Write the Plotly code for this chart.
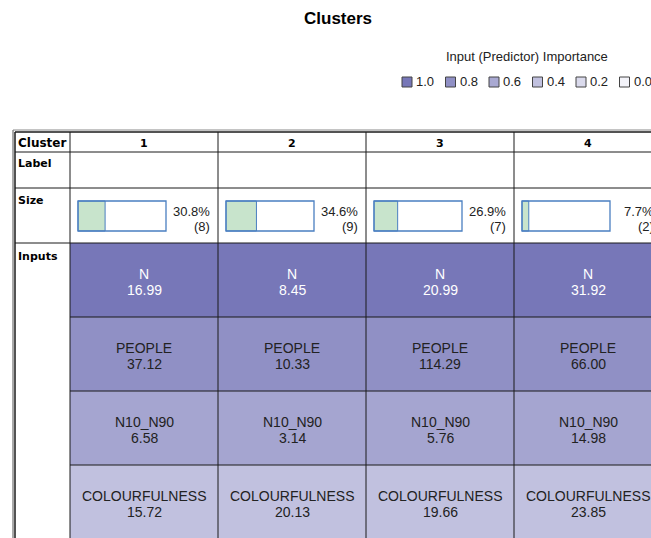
import plotly.graph_objects as go

# ---------------- data ----------------
clusters = ["1", "2", "3", "4"]
size_pct = [30.8, 34.6, 26.9, 7.7]
size_n = [8, 9, 7, 2]
inputs = ["N", "PEOPLE", "N10_N90", "COLOURFULNESS"]
importance = [1.0, 0.8, 0.63, 0.4]
means_N = [16.99, 8.45, 20.99, 31.92]
means_PEOPLE = [37.12, 10.33, 114.29, 66.00]
means_N10_N90 = [6.58, 3.14, 5.76, 14.98]
means_COLOURFULNESS = [15.72, 20.13, 19.66, 23.85]
legend_levels = [1.0, 0.8, 0.6, 0.4, 0.2, 0.0]
means = [means_N, means_PEOPLE, means_N10_N90, means_COLOURFULNESS]

# ---------------- layout constants (pixel-like axis units) ----------------
W, H = 651, 538
LEFT = 15
FIRST_W = 55
COL_W = 148
TOP = 132
HEADER_H, LABEL_H, SIZE_H, INPUT_H = 20, 36, 55, 74
C_LO = (243, 243, 249)
C_HI = (119, 119, 184)
colorscale = [[0, "rgb(%d,%d,%d)" % C_LO], [1, "rgb(%d,%d,%d)" % C_HI]]


def scale_color(v):
    r, g, b = (round(lo + (hi - lo) * v) for lo, hi in zip(C_LO, C_HI))
    return f"rgb({r},{g},{b})"


col_edges = [LEFT, LEFT + FIRST_W] + [LEFT + FIRST_W + COL_W * (i + 1) for i in range(len(clusters))]
y_header = TOP
y_label = y_header + HEADER_H
y_size = y_label + LABEL_H
y_inputs = y_size + SIZE_H
row_edges = [y_inputs + INPUT_H * i for i in range(len(inputs) + 1)]
bottom = row_edges[-1]

fig = go.Figure()

# heatmap of importance-coloured cells
z = [[imp for _ in clusters] for imp in importance]
fig.add_trace(go.Heatmap(
    x=col_edges[1:], y=row_edges, z=z, zmin=0, zmax=1,
    colorscale=colorscale, showscale=False, hoverinfo="skip"))

shapes = []
annos = []
LINE = "#1a1a1a"
FONT = "Liberation Sans, Arial, sans-serif"
BOLD = "DejaVu Sans, Verdana, sans-serif"


def label(x, y, text, xanchor="center", yanchor="middle", **kw):
    # annotations placed in paper units so that partly-visible ones are not hidden
    d = dict(x=x / W, y=1 - y / H, xref="paper", yref="paper", text=text, showarrow=False,
             xanchor=xanchor, yanchor=yanchor)
    d.update(kw)
    annos.append(d)


# grid lines
for x in col_edges[1:]:
    shapes.append(dict(type="line", x0=x, x1=x, y0=y_header, y1=bottom + 20,
                       line=dict(color=LINE, width=1)))
for y in [y_label, y_size, y_inputs]:
    shapes.append(dict(type="line", x0=LEFT, x1=W + 50, y0=y, y1=y, line=dict(color=LINE, width=1)))
for y in row_edges[1:]:
    shapes.append(dict(type="line", x0=col_edges[1], x1=W + 50, y0=y, y1=y,
                       line=dict(color=LINE, width=1)))
# outer double border
shapes.append(dict(type="line", x0=LEFT - 2, x1=LEFT - 2, y0=TOP - 2, y1=bottom + 20,
                   line=dict(color="#555", width=1)))
shapes.append(dict(type="line", x0=LEFT, x1=LEFT, y0=TOP, y1=bottom + 20,
                   line=dict(color=LINE, width=1.5)))
shapes.append(dict(type="line", x0=LEFT - 2, x1=W + 50, y0=TOP - 2, y1=TOP - 2,
                   line=dict(color="#888", width=1)))
shapes.append(dict(type="line", x0=LEFT, x1=W + 50, y0=TOP, y1=TOP,
                   line=dict(color=LINE, width=1.5)))

# row headers
for txt, y in [("Cluster", y_header + 2), ("Label", y_label + 3), ("Size", y_size + 4), ("Inputs", y_inputs + 5)]:
    label(LEFT + 1, y, f"<b>{txt}</b>", xanchor="left", yanchor="top",
          font=dict(family=BOLD, size=11 if txt != "Cluster" else 12, color="black"))

BAR_W = 88
for j, c in enumerate(clusters):
    x0 = col_edges[j + 1]
    xc = x0 + COL_W / 2
    label(xc, y_header + HEADER_H / 2 + 1, f"<b>{c}</b>",
          font=dict(family=BOLD, size=11, color="black"))
    # size bar
    bx0 = x0 + 8
    by0, by1 = y_size + 13, y_size + 43
    shapes.append(dict(type="rect", x0=bx0, x1=bx0 + BAR_W * size_pct[j] / 100, y0=by0, y1=by1,
                       fillcolor="#c8e4cc", line=dict(color="#4a7fc1", width=1)))
    shapes.append(dict(type="rect", x0=bx0, x1=bx0 + BAR_W, y0=by0, y1=by1,
                       fillcolor="rgba(0,0,0,0)", line=dict(color="#4a7fc1", width=1.3)))
    label(x0 + COL_W - 6, y_size + 24, f"{size_pct[j]:.1f}%", xanchor="right",
          font=dict(family=FONT, size=13, color="#222"))
    label(x0 + COL_W - 6, y_size + 38, f"({size_n[j]})", xanchor="right",
          font=dict(family=FONT, size=13, color="#222"))
    # input cells
    for i, name in enumerate(inputs):
        yc = (row_edges[i] + row_edges[i + 1]) / 2
        col = "white" if importance[i] > 0.9 else "#222"
        label(xc, yc - 6, name, font=dict(family=FONT, size=14, color=col))
        label(xc, yc + 10, f"{means[i][j]:.2f}", font=dict(family=FONT, size=14, color=col))

# title
label(338, 19, "<b>Clusters</b>", font=dict(family=FONT, size=17, color="black"))
# importance legend
label(527, 57, "Input (Predictor) Importance", font=dict(family=FONT, size=13, color="#222"))
for k, lv in enumerate(legend_levels):
    sx = 402 + 43.5 * k
    shapes.append(dict(type="rect", x0=sx, x1=sx + 10, y0=77, y1=87, fillcolor=scale_color(lv),
                       line=dict(color="#444", width=1)))
    label(sx + 12, 82, f"{lv:.1f}", xanchor="left", font=dict(family=FONT, size=13, color="#222"))

fig.update_layout(
    width=W, height=H, margin=dict(l=0, r=0, t=0, b=0),
    paper_bgcolor="white", plot_bgcolor="white",
    xaxis=dict(range=[0, W], visible=False, fixedrange=True),
    yaxis=dict(range=[H, 0], visible=False, fixedrange=True),
    shapes=shapes, annotations=annos, showlegend=False,
)
fig.write_html(
    "out.html",
    config={"displayModeBar": False},
    post_script="document.body.style.margin='0';document.body.style.overflow='hidden';",
)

WHAT THIS TASK INVOLVES: From the top of the listing above, repeat each line exactly until you reach the line containing "import plotly.graph_objects as go", and repeat that one too. Leave the pictures out.

EXPECTED OUTPUT:
Write the Plotly code for this chart.
import plotly.graph_objects as go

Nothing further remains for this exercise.